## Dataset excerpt
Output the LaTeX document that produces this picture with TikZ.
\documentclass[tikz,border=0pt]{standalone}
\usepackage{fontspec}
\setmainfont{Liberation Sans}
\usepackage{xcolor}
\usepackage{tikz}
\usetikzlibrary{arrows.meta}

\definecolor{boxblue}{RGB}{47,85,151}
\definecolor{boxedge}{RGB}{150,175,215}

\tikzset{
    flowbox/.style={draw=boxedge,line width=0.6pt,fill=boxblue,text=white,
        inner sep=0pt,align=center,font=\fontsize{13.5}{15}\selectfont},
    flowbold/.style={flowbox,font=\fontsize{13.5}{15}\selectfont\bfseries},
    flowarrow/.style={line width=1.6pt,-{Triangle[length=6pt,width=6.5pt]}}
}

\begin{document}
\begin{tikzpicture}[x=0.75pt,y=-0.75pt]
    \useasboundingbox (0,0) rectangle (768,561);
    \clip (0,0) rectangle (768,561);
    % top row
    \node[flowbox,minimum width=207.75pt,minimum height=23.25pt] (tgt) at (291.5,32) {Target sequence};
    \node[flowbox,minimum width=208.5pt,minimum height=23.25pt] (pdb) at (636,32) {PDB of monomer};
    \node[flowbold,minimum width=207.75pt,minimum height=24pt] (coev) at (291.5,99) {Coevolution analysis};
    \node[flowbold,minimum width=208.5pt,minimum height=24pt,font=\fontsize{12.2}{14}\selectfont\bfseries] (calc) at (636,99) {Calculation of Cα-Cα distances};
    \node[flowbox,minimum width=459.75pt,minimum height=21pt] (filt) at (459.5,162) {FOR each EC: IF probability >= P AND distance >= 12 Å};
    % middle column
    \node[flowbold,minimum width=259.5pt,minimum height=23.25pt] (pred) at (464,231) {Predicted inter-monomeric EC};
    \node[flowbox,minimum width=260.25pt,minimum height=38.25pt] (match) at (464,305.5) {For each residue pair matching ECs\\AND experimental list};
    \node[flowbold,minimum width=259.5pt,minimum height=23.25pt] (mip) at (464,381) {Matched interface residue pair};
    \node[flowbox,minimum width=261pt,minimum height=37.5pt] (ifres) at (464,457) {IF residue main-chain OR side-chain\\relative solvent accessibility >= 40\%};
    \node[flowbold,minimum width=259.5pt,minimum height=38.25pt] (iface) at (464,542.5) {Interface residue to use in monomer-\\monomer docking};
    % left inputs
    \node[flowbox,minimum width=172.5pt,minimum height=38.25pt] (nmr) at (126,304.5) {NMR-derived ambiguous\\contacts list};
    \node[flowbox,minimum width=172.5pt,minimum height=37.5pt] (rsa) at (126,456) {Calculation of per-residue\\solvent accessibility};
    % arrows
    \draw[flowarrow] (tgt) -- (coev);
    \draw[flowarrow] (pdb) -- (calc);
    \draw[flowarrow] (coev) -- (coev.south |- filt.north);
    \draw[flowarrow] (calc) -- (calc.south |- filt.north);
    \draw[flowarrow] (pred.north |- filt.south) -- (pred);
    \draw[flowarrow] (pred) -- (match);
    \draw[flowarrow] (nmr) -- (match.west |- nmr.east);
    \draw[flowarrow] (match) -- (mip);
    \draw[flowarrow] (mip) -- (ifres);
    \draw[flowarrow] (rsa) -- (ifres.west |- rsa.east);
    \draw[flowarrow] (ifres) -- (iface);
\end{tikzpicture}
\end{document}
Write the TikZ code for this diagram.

## GIVEN TASK
Word for word, quote all of the data above.

## RESPONSE TO THIS EXERCISE
Output the LaTeX document that produces this picture with TikZ.
\documentclass[tikz,border=0pt]{standalone}
\usepackage{fontspec}
\setmainfont{Liberation Sans}
\usepackage{xcolor}
\usepackage{tikz}
\usetikzlibrary{arrows.meta}

\definecolor{boxblue}{RGB}{47,85,151}
\definecolor{boxedge}{RGB}{150,175,215}

\tikzset{
    flowbox/.style={draw=boxedge,line width=0.6pt,fill=boxblue,text=white,
        inner sep=0pt,align=center,font=\fontsize{13.5}{15}\selectfont},
    flowbold/.style={flowbox,font=\fontsize{13.5}{15}\selectfont\bfseries},
    flowarrow/.style={line width=1.6pt,-{Triangle[length=6pt,width=6.5pt]}}
}

\begin{document}
\begin{tikzpicture}[x=0.75pt,y=-0.75pt]
    \useasboundingbox (0,0) rectangle (768,561);
    \clip (0,0) rectangle (768,561);
    % top row
    \node[flowbox,minimum width=207.75pt,minimum height=23.25pt] (tgt) at (291.5,32) {Target sequence};
    \node[flowbox,minimum width=208.5pt,minimum height=23.25pt] (pdb) at (636,32) {PDB of monomer};
    \node[flowbold,minimum width=207.75pt,minimum height=24pt] (coev) at (291.5,99) {Coevolution analysis};
    \node[flowbold,minimum width=208.5pt,minimum height=24pt,font=\fontsize{12.2}{14}\selectfont\bfseries] (calc) at (636,99) {Calculation of Cα-Cα distances};
    \node[flowbox,minimum width=459.75pt,minimum height=21pt] (filt) at (459.5,162) {FOR each EC: IF probability >= P AND distance >= 12 Å};
    % middle column
    \node[flowbold,minimum width=259.5pt,minimum height=23.25pt] (pred) at (464,231) {Predicted inter-monomeric EC};
    \node[flowbox,minimum width=260.25pt,minimum height=38.25pt] (match) at (464,305.5) {For each residue pair matching ECs\\AND experimental list};
    \node[flowbold,minimum width=259.5pt,minimum height=23.25pt] (mip) at (464,381) {Matched interface residue pair};
    \node[flowbox,minimum width=261pt,minimum height=37.5pt] (ifres) at (464,457) {IF residue main-chain OR side-chain\\relative solvent accessibility >= 40\%};
    \node[flowbold,minimum width=259.5pt,minimum height=38.25pt] (iface) at (464,542.5) {Interface residue to use in monomer-\\monomer docking};
    % left inputs
    \node[flowbox,minimum width=172.5pt,minimum height=38.25pt] (nmr) at (126,304.5) {NMR-derived ambiguous\\contacts list};
    \node[flowbox,minimum width=172.5pt,minimum height=37.5pt] (rsa) at (126,456) {Calculation of per-residue\\solvent accessibility};
    % arrows
    \draw[flowarrow] (tgt) -- (coev);
    \draw[flowarrow] (pdb) -- (calc);
    \draw[flowarrow] (coev) -- (coev.south |- filt.north);
    \draw[flowarrow] (calc) -- (calc.south |- filt.north);
    \draw[flowarrow] (pred.north |- filt.south) -- (pred);
    \draw[flowarrow] (pred) -- (match);
    \draw[flowarrow] (nmr) -- (match.west |- nmr.east);
    \draw[flowarrow] (match) -- (mip);
    \draw[flowarrow] (mip) -- (ifres);
    \draw[flowarrow] (rsa) -- (ifres.west |- rsa.east);
    \draw[flowarrow] (ifres) -- (iface);
\end{tikzpicture}
\end{document}
Write the TikZ code for this diagram.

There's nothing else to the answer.